Is Hillary Clinton versus Donald Trump the last Boomer psychodrama writ large? Michael Brendan Doughtery examines the phenomenon:
Well, the Boomers are ready to take the country back, putting their arthritic — excuse me, “overworked” — fingers around the levers of national power again. Donald Trump was born in 1946. Hillary Clinton was born just a year later. Trump was discipled by Roy Cohn, a veteran of the McCarthy investigations. Clinton was a young Goldwater girl turned Wesleyan radical. The 2016 campaign is like the final chapter in the Boomer generation’s tragic story.
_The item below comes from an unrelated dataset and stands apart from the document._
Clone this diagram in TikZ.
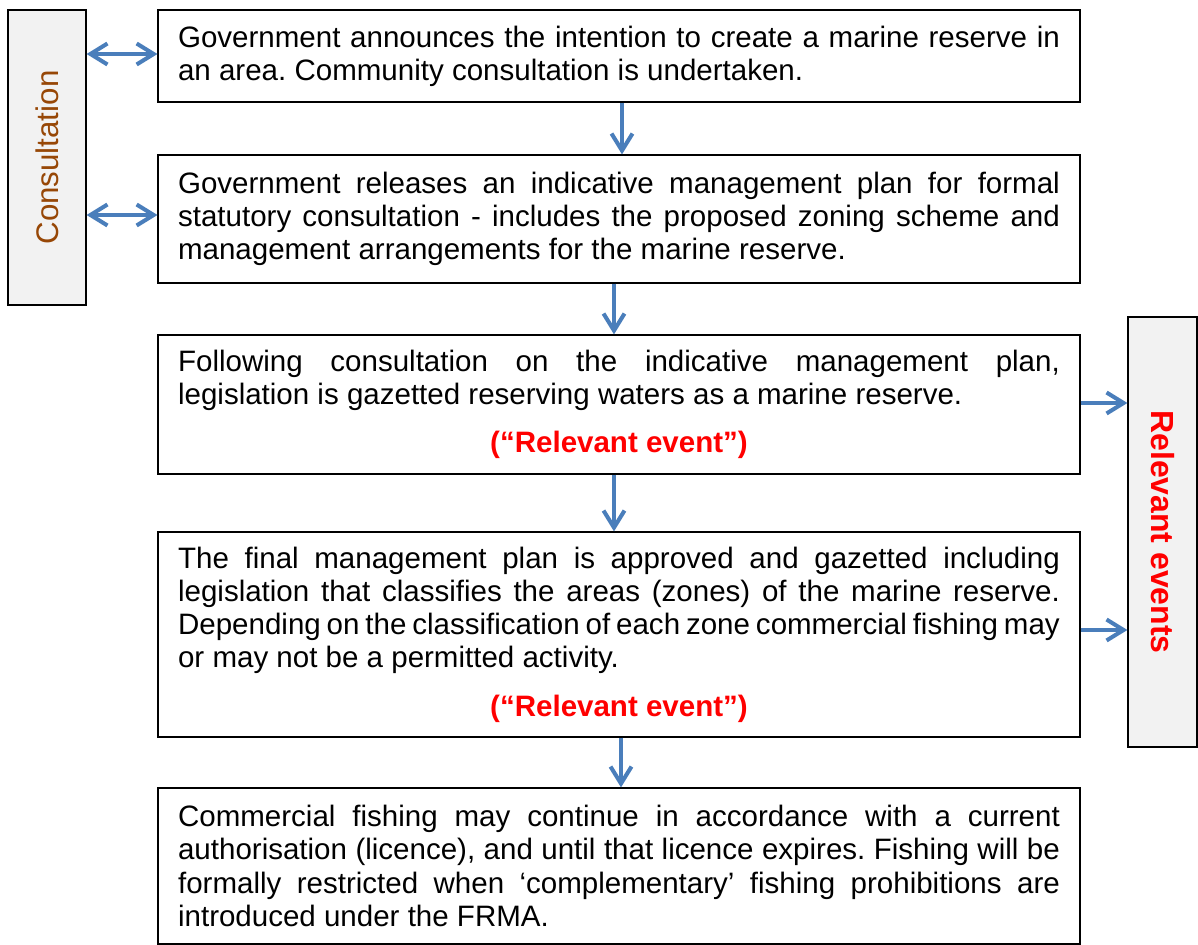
\documentclass[tikz,border=0pt]{standalone}
\usepackage{fontspec}
\setmainfont{Liberation Sans}
\usepackage{xcolor}
\usetikzlibrary{positioning,arrows.meta}
\definecolor{arrowblue}{RGB}{74,126,187}
\definecolor{consultbrown}{RGB}{151,71,6}
\definecolor{sidegray}{RGB}{242,242,242}
\hyphenpenalty=10000
\exhyphenpenalty=10000
\frenchspacing

\begin{document}
\begin{tikzpicture}[x=0.02cm, y=-0.02cm,
    box/.style={draw, line width=0.7pt, text width=17.64cm, inner xsep=0.4cm, inner ysep=0pt,
        align=justify, font=\fontsize{16.8}{18.9}\selectfont},
    sidebox/.style={draw, line width=0.7pt, fill=sidegray, inner sep=0pt},
    flow/.style={draw=arrowblue, line width=2.3pt, -{Straight Barb[length=3.4mm,width=4.2mm]}},
    flowboth/.style={flow, {Straight Barb[length=3.4mm,width=4.2mm]}-{Straight Barb[length=3.4mm,width=4.2mm]}}]
    \useasboundingbox (0,0) rectangle (1198,945);

    % Side boxes
    \node[sidebox, rotate=90, minimum width=5.9cm, minimum height=1.56cm, text=consultbrown,
        font=\fontsize{17.8}{20}\selectfont] (consult) at (47,157.5) {Consultation};
    \node[sidebox, rotate=-90, minimum width=8.6cm, minimum height=1.38cm, text=red,
        font=\fontsize{18.2}{20}\selectfont\bfseries] (events) at (1162.5,532) {Relevant events};

    % Steps
    \node[box, minimum height=1.84cm] (announce) at (619,56)
        {Government announces the intention to create a marine reserve in an area. Community consultation is undertaken.};
    \node[box, minimum height=2.56cm] (indicative) at (619,219)
        {Government releases an indicative management plan for formal statutory consultation - includes the proposed zoning scheme and management arrangements for the marine reserve.};
    \node[box, minimum height=2.78cm] (gazette) at (619,404.5)
        {Following consultation on the indicative management plan, legislation is gazetted reserving waters as a marine reserve.\\[8.5pt]
        \makebox[\linewidth][c]{\bfseries\color{red}(“Relevant event”)}};
    \node[box, minimum height=4.1cm] (final) at (619,634.5)
        {The final management plan is approved and gazetted including legislation that classifies the areas (zones) of the marine reserve. Depending on the classification of each zone commercial fishing may or may not be a permitted activity.\\[8.5pt]
        \makebox[\linewidth][c]{\bfseries\color{red}(“Relevant event”)}};
    \node[box, minimum height=3.12cm] (fishing) at (619,866)
        {Commercial fishing may continue in accordance with a current authorisation (licence), and until that licence expires. Fishing will be\linebreak formally restricted when ‘complementary’ fishing prohibitions are introduced under the FRMA.};

    % Flow down
    \draw[flow] ([xshift=0.06cm]announce.south) -- ([xshift=0.06cm]indicative.north);
    \draw[flow] ([xshift=-0.1cm]indicative.south) -- ([xshift=-0.1cm]gazette.north);
    \draw[flow] ([xshift=-0.1cm]gazette.south) -- ([xshift=-0.1cm]final.north);
    \draw[flow] ([xshift=0.04cm]final.south) -- ([xshift=0.04cm]fishing.north);

    % Consultation links
    \draw[flowboth] ([yshift=0.04cm]announce.west -| consult.south) -- ([yshift=0.04cm]announce.west);
    \draw[flowboth] ([yshift=0.08cm]indicative.west -| consult.south) -- ([yshift=0.08cm]indicative.west);

    % Relevant events
    \draw[flow] ([yshift=0.03cm]gazette.east) -- ([yshift=0.03cm]gazette.east -| events.south);
    \draw[flow] ([yshift=0.09cm]final.east) -- ([yshift=0.09cm]final.east -| events.south);
\end{tikzpicture}
\end{document}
The Clintonite half of the race represents the Baby Boomer generation’s brittle, screechy self-righteousness, born out of exaggerated struggles, and soothed by corrupt money-grabs. Then there’s the Trumpian half: born rich, yet afflicted with grandiose self-importance and paranoia, and possessed of a consciously exercised offensiveness that is normally pardoned as senility.
Shock and surprise, each candidate is the most wildly unpopular nominee their party has picked in many decades.
Being a Gen X-er, it’s my lot in life to blow with the whims of the prevailing Boomer or Millennial wind. I’m finding myself philosophical in the face of the storm.
What else can one do in such times? Board up the windows and hope for the best.